Air View is currently available only within a select few apps, including on the pre-installed social magazine app Flipboard, where you can use it to preview headlines within topic categories.

Smart stay, which is meant to pause things like video when you look away from the screen, is also nifty but didn't work that well during my testing in low-lit environments. It did, however, begin to work much better when in a well-lit environment. To function properly it tries to pinpoint where your eyes are.

Smart scroll, which also uses your eyes, is meant to allow scrolling through content like webpages. But like Smart stay, it doesn't work as well as you might expect. Instead of scrolling when you reach the bottom of a web page, you end up having to lower your head for it to recognise your movements. You also have to stay still for it to work properly, otherwise it sometimes goes haywire and needs to recalibrate where your eyes are.

Overall, Air Gesture, Air View, Smart stay and Smart scroll really give the S4 a point of difference from other smartphones. They're the type of features that tend to wow anyone you show the device to for the first time.

But they're not the only features worth mentioning. The IR blaster, which turns the S4 into a TV or DVR remote, is sure to create a stir in the loungeroom and possibly at the pub. After just two clicks in the pre-installed WatchNow app that lets you control the blaster, I was able to start controlling all of the TVs within Fairfax Media's Sydney newsroom. I can only imagine the TV channel wars S4 users will get into in the loungeroom or at the pub with other S4 users.

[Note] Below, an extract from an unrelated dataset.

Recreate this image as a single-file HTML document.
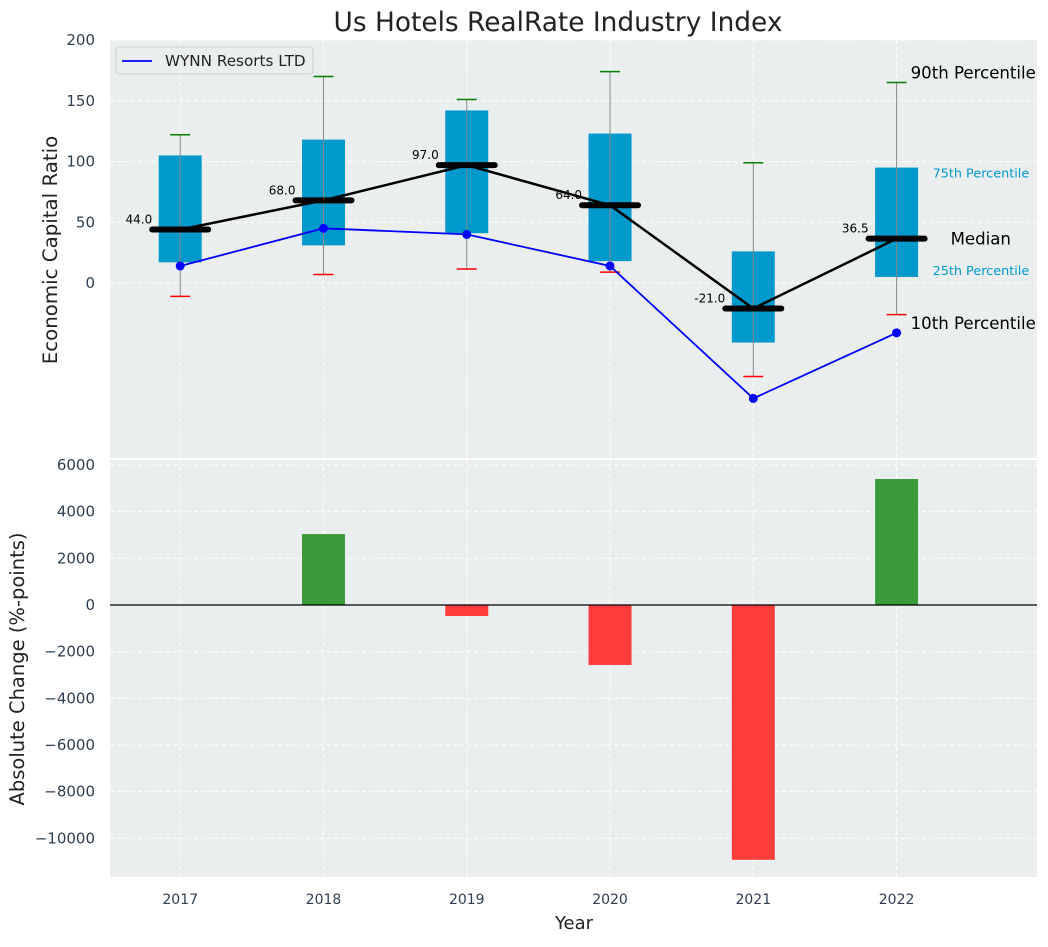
<!DOCTYPE html>
<html><head><meta charset="utf-8"><style>
body{margin:0;background:#fff;font-family:"Liberation Sans","DejaVu Sans",sans-serif}
svg text{font-family:"DejaVu Sans","Liberation Sans",sans-serif}
</style></head><body>
<svg id="c" width="1048" height="942" viewBox="0 0 1048 942"></svg>
<script>
const years=[2017,2018,2019,2020,2021,2022];
const p10=[-11,7,11.5,9,-77,-26];
const q25=[17,31,41,18,-49,5];
const medians=[44,68,97,64,-21,36.5];
const q75=[105,118,142,123,26,95];
const p90=[122,170,151,174,99,165];
const wynn=[14,45,40,14,-95,-41];
const changes=[0,3040,-470,-2570,-10920,5400];
const topTicks=[200,150,100,50,0];
const botTicks=[6000,4000,2000,0,-2000,-4000,-6000,-8000,-10000];

const NS="http://www.w3.org/2000/svg";
const svg=document.getElementById('c');
function el(t,a,txt,par){const e=document.createElementNS(NS,t);for(const k in a)e.setAttribute(k,a[k]);if(txt!=null)e.textContent=txt;(par||svg).appendChild(e);return e;}
const L=110,R=1037;
const x=v=>L+(v-2016.51)*(R-L)/(2022.98-2016.51);
const yT=v=>283-v*1.215;
const yB=v=>605-v*(140/6000);
const T0=40,T1=458,B0=460,B1=877;

let e=el('rect',{x:L,y:T0,width:R-L,height:T1-T0,fill:'#eaeeef'});

e=el('rect',{x:L,y:B0,width:R-L,height:B1-B0,fill:'#eaeeef'});


topTicks.forEach(t=>{el('line',{x1:L,x2:R,y1:yT(t),y2:yT(t),stroke:'#fff','stroke-dasharray':'4,3','stroke-width':1});
 e=el('text',{x:L-15,y:yT(t)+5,'text-anchor':'end','font-size':15,fill:'#2e3e50'},t);
 });
botTicks.forEach(t=>{el('line',{x1:L,x2:R,y1:yB(t),y2:yB(t),stroke:'#fff','stroke-dasharray':'4,3','stroke-width':1});
 e=el('text',{x:L-15,y:yB(t)+5,'text-anchor':'end','font-size':15,fill:'#2e3e50'},String(t).replace('-','\u2212'));
 });
years.forEach(yr=>{const X=x(yr);
 el('line',{x1:X,x2:X,y1:T0,y2:T1,stroke:'#fff','stroke-dasharray':'4,3'});
 el('line',{x1:X,x2:X,y1:B0,y2:B1,stroke:'#fff','stroke-dasharray':'4,3'});
 e=el('text',{x:X,y:904,'text-anchor':'middle','font-size':14,fill:'#2e3e50'},yr);
 });

const bw=x(2017.3)-x(2017);
years.forEach((yr,i)=>{const X=x(yr);
 e=el('rect',{x:X-bw/2,y:yT(q75[i]),width:bw,height:yT(q25[i])-yT(q75[i]),fill:'#0099cc'});
 
 el('line',{x1:X,x2:X,y1:yT(p90[i]),y2:yT(p10[i]),stroke:'#888','stroke-width':1});
 el('line',{x1:X-10,x2:X+10,y1:yT(p90[i]),y2:yT(p90[i]),stroke:'green','stroke-width':1.5});
 el('line',{x1:X-10,x2:X+10,y1:yT(p10[i]),y2:yT(p10[i]),stroke:'red','stroke-width':1.5});
});
el('polyline',{points:years.map((yr,i)=>x(yr)+','+yT(medians[i])).join(' '),fill:'none',stroke:'#000','stroke-width':2.5});
years.forEach((yr,i)=>{const X=x(yr);
 e=el('line',{x1:X-28,x2:X+28,y1:yT(medians[i]),y2:yT(medians[i]),stroke:'#000','stroke-width':6,'stroke-linecap':'round'});
 
 e=el('text',{x:X-28,y:yT(medians[i])-6,'text-anchor':'end','font-size':12,fill:'#000'},medians[i].toFixed(1));
 
});
el('polyline',{points:years.map((yr,i)=>x(yr)+','+yT(wynn[i])).join(' '),fill:'none',stroke:'blue','stroke-width':1.8});
years.forEach((yr,i)=>{e=el('circle',{cx:x(yr),cy:yT(wynn[i]),r:4.5,fill:'blue'});
 });

const ax=x(2022);
[[p90[5],'90th Percentile',16.6,'#000',14,-4],[q75[5],'75th Percentile',12.8,'#0099cc',36,10],[medians[5],'Median',16.6,'#000',54,6],[q25[5],'25th Percentile',12.8,'#0099cc',36,-2],[wynn[5],'10th Percentile',16.6,'#000',14,-4]].forEach(a=>{
 e=el('text',{x:ax+a[4],y:yT(a[0])+a[5],'font-size':a[2],fill:a[3]},a[1]);
 });

e=el('g',{});
el('rect',{x:116,y:47,width:197,height:27,rx:3,fill:'#eaeeef',stroke:'#ccc'},null,e);
el('line',{x1:122,x2:152,y1:61,y2:61,stroke:'blue','stroke-width':1.8},null,e);
el('text',{x:165,y:66,'font-size':15.2,fill:'#222'},'WYNN Resorts LTD',e);

years.forEach((yr,i)=>{const v=changes[i];const X=x(yr);
 e=el('rect',{x:X-bw/2,y:Math.min(yB(v),yB(0)),width:bw,height:Math.abs(yB(v)-yB(0)),fill:v>=0?'#3a9a3a':'#ff3d3d'});
 });
el('line',{x1:L,x2:R,y1:yB(0),y2:yB(0),stroke:'#000','stroke-width':1.2});

e=el('text',{x:558,y:31,'text-anchor':'middle','font-size':26.4,fill:'#222'},'Us Hotels RealRate Industry Index');

e=el('text',{x:57,y:250,'text-anchor':'middle','font-size':19.8,fill:'#222',transform:'rotate(-90 57 250)'},'Economic Capital Ratio');

e=el('text',{x:24,y:669,'text-anchor':'middle','font-size':19.5,fill:'#222',transform:'rotate(-90 24 669)'},'Absolute Change (%-points)');

e=el('text',{x:574,y:929,'text-anchor':'middle','font-size':18,fill:'#222'},'Year');

</script>
</body></html>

Overall, the S4 is a great smartphone with so many features packed into it that will tempt users of other phones to it. If you're an Android user, this is the next phone you will want to consider upgrading to if you like the latest and greatest features. Keep in mind that you might not like the larger screen, though, if you have small hands.

If you have invested in another mobile operating system, like Apple's iOS, then you might want to stay put. But if you really want to scroll through content with your eyes and control your TV with your phone etc then maybe it's time for a switch.